On Sunday, you hit the snooze button five times until you finally crawl out of bed. You find something to wear and drag yourself out the door almost forgetting to bring along my love letter to you. You reach my house to find you are ten minutes late. You slip into the back row hoping no one will notice you. The worship seems to stretch endlessly and you anxiously wait for the worship leader to say, “You may sit down now.” You tolerate the teaching of my word, glancing at your watch every two minutes. Finally, you pull out your bulletin hoping it will stifle your boredom.
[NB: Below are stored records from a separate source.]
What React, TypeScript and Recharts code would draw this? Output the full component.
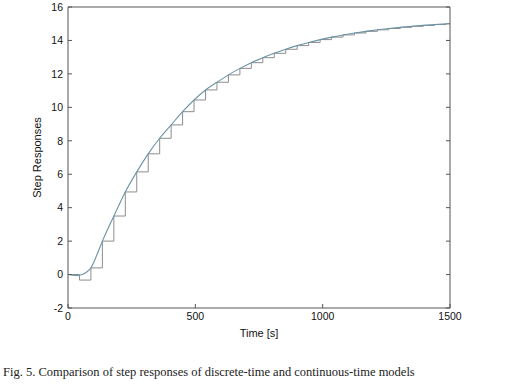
import React from 'react';
import { LineChart, Line, XAxis, YAxis, Label } from 'recharts';

// Discrete-time model: sample instants [s] and held values
const sampleTimes = [0, 45, 90, 135, 180, 225, 270, 315, 360, 405, 450, 495, 540, 585, 630, 675, 720, 765, 810, 855, 900, 945, 990, 1035, 1080, 1125, 1170, 1215, 1260, 1305, 1350, 1395, 1440, 1485, 1500];
const discreteValues = [0, -0.33, 0.4, 2.0, 3.5, 4.94, 6.14, 7.22, 8.15, 8.95, 9.74, 10.44, 11.04, 11.5, 11.94, 12.33, 12.67, 12.97, 13.23, 13.47, 13.69, 13.88, 14.05, 14.2, 14.33, 14.445, 14.545, 14.635, 14.715, 14.785, 14.845, 14.9, 14.95, 14.995, 14.995];

// Continuous-time model
const contTimes = [0, 15, 30, 45, 60, 75, 90, 112, 135, 157, 180, 225, 270, 315, 360, 405, 450, 495, 540, 585, 630, 675, 720, 765, 810, 855, 900, 945, 990, 1035, 1080, 1125, 1170, 1215, 1260, 1305, 1350, 1395, 1440, 1485, 1500];
const contValues = [0, -0.03, -0.05, -0.04, 0.03, 0.17, 0.4, 1.12, 2.0, 2.76, 3.5, 4.94, 6.14, 7.22, 8.15, 8.95, 9.74, 10.44, 11.04, 11.5, 11.94, 12.33, 12.67, 12.97, 13.23, 13.47, 13.69, 13.88, 14.05, 14.2, 14.33, 14.445, 14.545, 14.635, 14.715, 14.785, 14.845, 14.9, 14.95, 14.995, 15.01];

const xTicks = [0, 500, 1000, 1500];
const yTicks = [-2, 0, 2, 4, 6, 8, 10, 12, 14, 16];

const xLabel = 'Time [s]';
const yLabel = 'Step Responses';
const caption = 'Fig. 5. Comparison of step responses of discrete-time and continuous-time models';

const discreteData = sampleTimes.map((t, i) => ({ t, v: discreteValues[i] }));
const contData = contTimes.map((t, i) => ({ t, v: contValues[i] }));

const FONT = '"Liberation Sans", Arial, sans-serif';
const AXIS = '#555';
const tickStyle = { fill: '#111', fontSize: 10.5, fontFamily: FONT };
const empty = () => '';

export default function App() {
  return (
    <div style={{ position: 'absolute', left: 0, top: 0, width: 516, height: 386, background: '#fff' }}>
      <LineChart width={516} height={340} margin={{ top: 0, right: 0, bottom: 0, left: 0 }}>
        <XAxis
          dataKey="t"
          type="number"
          domain={[0, 1500]}
          ticks={xTicks}
          allowDataOverflow
          height={32}
          tickSize={-4}
          tickMargin={9}
          stroke={AXIS}
          tick={tickStyle}
        >
          <Label value={xLabel} position="insideBottom" offset={3} style={{ fill: '#111', fontSize: 11, fontFamily: FONT }} />
        </XAxis>
        <XAxis
          xAxisId="top"
          orientation="top"
          type="number"
          domain={[0, 1500]}
          ticks={xTicks}
          allowDataOverflow
          height={7}
          tickSize={-4}
          tickFormatter={empty}
          stroke={AXIS}
        />
        <YAxis
          type="number"
          domain={[-2, 16]}
          ticks={yTicks}
          allowDataOverflow
          width={68}
          tickSize={-4}
          tickMargin={9}
          stroke={AXIS}
          tick={tickStyle}
        >
          <Label value={yLabel} angle={-90} position="insideLeft" offset={37} style={{ fill: '#111', fontSize: 11, fontFamily: FONT, textAnchor: 'middle' }} />
        </YAxis>
        <YAxis
          yAxisId="right"
          orientation="right"
          type="number"
          domain={[-2, 16]}
          ticks={yTicks}
          allowDataOverflow
          width={66}
          tickSize={-4}
          tickFormatter={empty}
          stroke={AXIS}
        />
        <Line
          data={discreteData}
          dataKey="v"
          type="stepAfter"
          stroke="#8c8c8c"
          strokeWidth={1}
          dot={false}
          isAnimationActive={false}
        />
        <Line
          data={contData}
          dataKey="v"
          type="monotone"
          stroke="#6a93a6"
          strokeWidth={1.1}
          dot={false}
          isAnimationActive={false}
        />
      </LineChart>
      <div
        style={{
          position: 'absolute',
          left: 3,
          top: 365,
          fontFamily: '"Liberation Serif", "DejaVu Serif", serif',
          fontSize: 12.5,
          color: '#222',
          whiteSpace: 'nowrap',
        }}
      >
        {caption}
      </div>
    </div>
  );
}
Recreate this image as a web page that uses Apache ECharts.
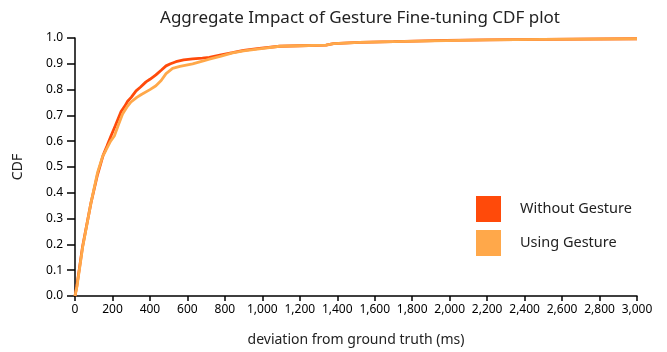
<!DOCTYPE html>
<html><head><meta charset="utf-8">
<script src="https://cdn.jsdelivr.net/npm/echarts@6/dist/echarts.min.js"></script>
<style>html,body{margin:0;padding:0;background:#fff}#c{width:667px;height:352px}</style>
</head><body><div id="c"></div>
<script>
const titleText = 'Aggregate Impact of Gesture Fine-tuning CDF plot';
const seriesNames = ['Without Gesture', 'Using Gesture'];
const withoutX = [0,10,40,85,120,140,150,170,192,215,246,265,281,300,326,350,379,400,432,460,486,510,539,580,628,680,717,780,841,900,984,1092,1200,1340,1380,1518,1700,1981,2200,2500,3000];
const withoutY = [0,0.04,0.19,0.36,0.47,0.52,0.545,0.58,0.62,0.66,0.715,0.735,0.755,0.77,0.795,0.81,0.83,0.84,0.857,0.875,0.892,0.9,0.908,0.915,0.919,0.922,0.925,0.935,0.943,0.952,0.96,0.968,0.97,0.972,0.978,0.983,0.986,0.991,0.993,0.995,0.997];
const usingX = [0,10,41,85,121,147,165,190,210,230,254,280,299,330,352,400,432,460,486,521,560,628,680,717,780,841,900,984,1092,1200,1340,1380,1518,1700,1981,2200,2500,3000];
const usingY = [0,0.035,0.19,0.36,0.48,0.54,0.565,0.6,0.62,0.66,0.705,0.735,0.752,0.77,0.78,0.8,0.815,0.835,0.862,0.882,0.89,0.9,0.91,0.918,0.93,0.942,0.95,0.958,0.968,0.97,0.972,0.978,0.983,0.986,0.99,0.993,0.995,0.997];
const xLabel = 'deviation from ground truth (ms)';
const yLabel = 'CDF';

const FONT = 'Noto Sans';
const chart = echarts.init(document.getElementById('c'), null, {renderer:'canvas'});
const zip = (xs, ys) => xs.map((x,i)=>[x, ys[i]]);
chart.setOption({
  animation:false,
  textStyle:{fontFamily:FONT},
  title:{text:titleText, left:355, top:5, textAlign:'center',
    textStyle:{fontFamily:FONT, fontSize:17, fontWeight:'normal', color:'#222'}},
  grid:{left:75, right:30, top:38, bottom:55, containLabel:false},
  legend:{orient:'vertical', left:476, top:196, padding:0, itemWidth:25, itemHeight:26, itemGap:8, icon:'rect',
    data:seriesNames,
    textStyle:{fontFamily:FONT, fontSize:14.5, color:'#222', padding:[0,0,0,14]}},
  xAxis:{type:'value', min:0, max:3000, interval:200,
    name:xLabel, nameLocation:'middle', nameGap:37,
    nameTextStyle:{fontFamily:FONT, fontSize:14, color:'#222'},
    axisLine:{lineStyle:{color:'#000', width:1.5}},
    axisTick:{show:true, length:5, lineStyle:{color:'#000', width:1.5}},
    axisLabel:{fontFamily:FONT, fontSize:12, color:'#000', margin:8,
      formatter:v=>v.toLocaleString('en-US')},
    splitLine:{show:false}},
  yAxis:{type:'value', min:0, max:1, interval:0.1,
    name:yLabel, nameLocation:'middle', nameGap:50, nameRotate:90,
    nameTextStyle:{fontFamily:FONT, fontSize:14, color:'#222'},
    axisLine:{show:true, lineStyle:{color:'#000', width:1.5}},
    axisTick:{show:true, length:8, lineStyle:{color:'#000', width:1.5}},
    axisLabel:{fontFamily:FONT, fontSize:12, color:'#000', margin:12, formatter:v=>v.toFixed(1)},
    splitLine:{show:false}},
  series:[
    {name:seriesNames[0], type:'line', data:zip(withoutX, withoutY), showSymbol:false, symbol:'none',
      color:'#FF4A0A', lineStyle:{width:2.8, color:'#FF4A0A'}, z:2},
    {name:seriesNames[1], type:'line', data:zip(usingX, usingY), showSymbol:false, symbol:'none',
      color:'#FFA84A', lineStyle:{width:2.8, color:'#FFA84A'}, z:3}
  ]
});
</script></body></html>
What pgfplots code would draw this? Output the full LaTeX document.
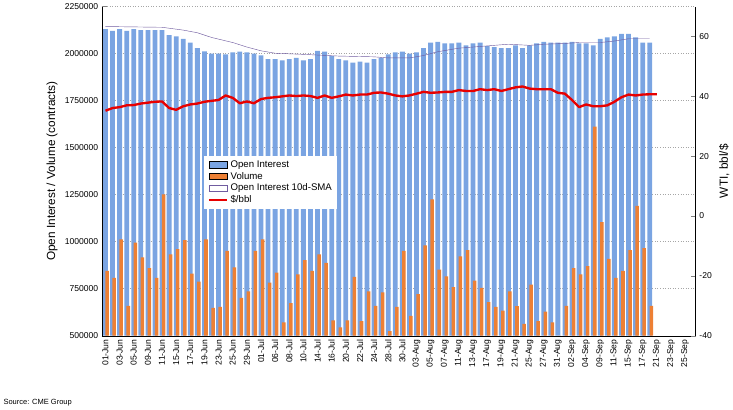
\documentclass[border=0pt]{standalone}
\usepackage{pgfplots}
\pgfplotsset{compat=1.18}
\usepackage{fontspec}
\setmainfont{Liberation Sans}
\definecolor{oiblue}{RGB}{122,164,226}
\definecolor{volor}{RGB}{237,128,52}
\definecolor{smap}{RGB}{112,92,160}
\definecolor{pred}{RGB}{232,0,0}
\begin{document}
\begin{tikzpicture}[x=1bp,y=1bp]
\pgfplotsset{every axis/.append style={scale only axis, width=552bp, height=306bp,
  xmin=-0.5, xmax=83.5, tick label style={font=\fontsize{8}{9}\selectfont}}}
\begin{axis}[
  ymin=500000, ymax=2250000, ytick={500000,750000,...,2250000},
  scaled y ticks=false,
  yticklabels={500000,750000,1000000,1250000,1500000,1750000,2000000,2250000},
  axis y line*=left, axis x line*=bottom,
  ymajorgrids, grid style={gray!70, dotted},
  xtick={0,2,...,82}, xtick style={draw=none},
  xticklabels={01-Jun,03-Jun,05-Jun,09-Jun,11-Jun,15-Jun,17-Jun,19-Jun,23-Jun,25-Jun,29-Jun,01-Jul,06-Jul,08-Jul,10-Jul,14-Jul,16-Jul,20-Jul,22-Jul,24-Jul,28-Jul,30-Jul,03-Aug,05-Aug,07-Aug,11-Aug,13-Aug,17-Aug,19-Aug,21-Aug,25-Aug,27-Aug,31-Aug,02-Sep,04-Sep,09-Sep,11-Sep,15-Sep,17-Sep,21-Sep,23-Sep,25-Sep},
  xticklabel style={rotate=90, anchor=east},
  ylabel={Open Interest / Volume (contracts)}, ylabel style={font=\fontsize{11}{12}\selectfont},
  legend style={at={(0.172,0.546)}, anchor=north west, draw=none, fill=white, font=\fontsize{9}{10}\selectfont, legend cell align=left, row sep=-1pt},
  legend image code/.code={\draw[#1] (0cm,-0.1cm) rectangle (0.6cm,0.1cm);},
  clip=true,
]
\addplot[ybar, bar width=0.68, bar shift=0, draw=none, fill=oiblue] coordinates {
(0,2130000)(1,2121000)(2,2130000)(3,2121000)(4,2130000)(5,2125000)(6,2125000)(7,2125000)(8,2125000)(9,2098000)(10,2092000)(11,2079000)(12,2059000)(13,2029000)(14,2012000)(15,2000000)(16,2000000)(17,1996000)(18,2006000)(19,2010000)(20,2006000)(21,2000000)
(22,1990000)(23,1971000)(24,1971000)(25,1964000)(26,1971000)(27,1977000)(28,1964000)(29,1971000)(30,2015000)(31,2010000)(32,1987000)(33,1971000)(34,1964000)(35,1952000)(36,1958000)(37,1952000)(38,1971000)(39,1977000)
(40,1996000)(41,2006000)(42,2010000)(43,2000000)(44,2006000)(45,2029000)(46,2059000)(47,2063000)(48,2054000)(49,2054000)(50,2059000)(51,2044000)(52,2054000)(53,2059000)(54,2040000)(55,2035000)(56,2029000)(57,2029000)(58,2044000)(59,2029000)(60,2044000)(61,2054000)(62,2063000)(63,2059000)(64,2059000)(65,2059000)(66,2063000)(67,2054000)(68,2054000)(69,2044000)(70,2079000)(71,2086000)(72,2092000)(73,2105000)(74,2105000)(75,2086000)(76,2059000)(77,2059000)};
\addlegendentry{Open Interest}
\addplot[ybar, bar width=0.5, bar shift=0.22, draw=none, fill=volor] coordinates {
(0,845000)(1,807000)(2,1012000)(3,659000)(4,995000)(5,916000)(6,859000)(7,807000)(8,1252000)(9,932000)(10,960000)(11,1008000)(12,830000)(13,788000)(14,1012000)(15,648000)(16,653000)(17,951000)(18,864000)(19,701000)(20,736000)(21,951000)
(22,1012000)(23,782000)(24,836000)(25,571000)(26,673000)(27,826000)(28,902000)(29,845000)(30,932000)(31,887000)(32,582000)(33,544000)(34,581000)(35,813000)(36,577000)(37,736000)(38,659000)(39,730000)
(40,525000)(41,653000)(42,951000)(43,605000)(44,721000)(45,980000)(46,1225000)(47,851000)(48,816000)(49,759000)(50,922000)(51,955000)(52,793000)(53,755000)(54,678000)(55,653000)(56,634000)(57,736000)(58,657000)(59,563000)(60,772000)(61,577000)(62,628000)(63,571000)(64,500000)(65,659000)(66,859000)(67,826000)(68,870000)(69,1612000)(70,1104000)(71,909000)(72,807000)(73,845000)(74,955000)(75,1190000)(76,966000)(77,659000)};
\addlegendentry{Volume}
\addplot[smap, thin, sharp plot] coordinates {
(0,2144000)(8,2140000)(11,2125000)(13,2111000)(15,2086000)(18,2059000)(20,2035000)(22,2015000)(24,2002000)(28,1996000)(33,1987000)(38,1983000)(40,1977000)(43,1977000)(45,1990000)(47,2010000)(50,2029000)(52,2035000)(55,2044000)(57,2050000)(60,2044000)(62,2050000)(65,2054000)(67,2059000)(70,2059000)(72,2067000)(74,2079000)(77,2079000)};
\addlegendentry{Open Interest 10d-SMA}
\addlegendimage{legend image code/.code={\draw[pred, line width=2.5pt] (0cm,0cm) -- (0.6cm,0cm);}}
\addlegendentry{\$/bbl}
\end{axis}
\begin{axis}[
  ymin=-40, ymax=70, ytick={-40,-20,...,60},
  yticklabels={-40,-20,0,20,40,60},
  axis y line*=right, axis x line=none,
  ylabel={WTI, bbl/\$}, ylabel style={font=\fontsize{11}{12}\selectfont},
]
\addplot[pred, line width=2.2pt, line join=round] coordinates {
(0,35.2)(1,36.1)(2,36.4)(3,37.0)(4,37.1)(5,37.6)(6,37.9)(7,38.2)(8,38.3)(9,36.1)(10,35.5)(11,36.7)(12,37.3)(13,37.6)(14,38.2)(15,38.5)(16,38.8)(17,40.3)(18,39.5)(19,37.7)(20,38.3)(21,37.7)(22,39.1)(23,39.5)(24,39.7)(25,40.0)(26,40.3)(27,40.1)(28,40.3)(29,40.1)(30,39.5)(31,40.3)(32,39.5)(33,40.0)(34,40.6)(35,40.3)(36,40.6)(37,40.6)(38,41.2)(39,41.3)
(40,40.9)(41,40.3)(42,40.0)(43,40.3)(44,40.9)(45,41.5)(46,41.2)(47,41.3)(48,41.5)(49,41.5)(50,42.1)(51,41.8)(52,41.8)(53,42.4)(54,42.1)(55,42.4)(56,41.8)(57,42.4)(58,43.0)(59,43.3)(60,42.6)(61,42.4)(62,42.4)(63,42.4)(64,41.2)(65,40.9)(66,38.8)(67,36.4)(68,37.3)(69,36.7)(70,36.7)(71,37.0)(72,38.2)(73,39.7)(74,40.6)(75,40.3)(76,40.6)(77,40.7)(78,40.7)};
\end{axis}
\node[anchor=west, font=\fontsize{7}{8}\selectfont] at (-95bp,-62bp) {Source: CME Group};
\end{tikzpicture}
\end{document}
You roll your eyes when a brother or sister is drunk in the spirit, and disgusted that the pastor would dare go over five minutes because he has a word from the spirit.When a lost soul comes back to me all you see is something keeping you from your lunch.
When you finally walk from my house, you slip into your car thinking of all the things you could have or should have been doing instead of sitting in my presence for two hours.

Oh my dear child, how I long for you to show enthusiasm over my letters to you, joy over a move of my spirit, total abandonment in worship and praise to me and passion for the new brother beside you.

I long to be your obsession, the drive behind your zeal.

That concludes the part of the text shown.